The film follows Padnos as he returns to places in Turkey and Israel that figured prominently in his 22-month capture. The film crew never set foot in Syria. Padnos reflects on his captivity on sets emulating his tiny prison cell and the room he was subjected to torture and beatings.
Along the Turkey-Syria border, he recalls the moment when his travelling companions instruct him to dash across the field and hop the razor wire fence separating them from Syria.
It’s a moment Padnos says he’d replay in his mind for months after.
The trio of men had claimed they were providing supplies to the Free Syrian Army and offered to take him across the border with them. But they were actually affiliated with al-Qaeda. They staged a fake interview, beat him and took him hostage shortly after crossing the border.
“This is where I threw my life away. It’s like a precipice that I walked up to and I actually jumped,” Padnos says in the film. “Now I’m back in a safe place and I’m thinking why did I ever jump?”
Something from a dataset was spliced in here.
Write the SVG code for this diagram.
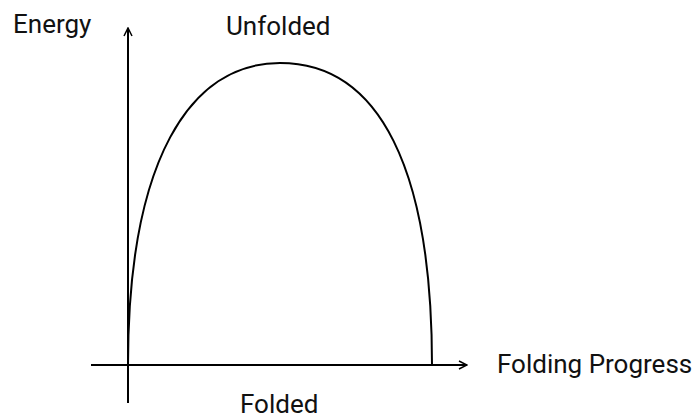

Director David Schisgall says Padnos’ story is a rare eyewitness account of life inside a jihadi group by an outsider with a deep understanding of the region’s language and culture.
“The real intimacy he developed with his captors was remarkable,” Schisgall said. “It’s a very important message for Americans to see these people fighting as complicated individuals who are both very dangerous but also very human.”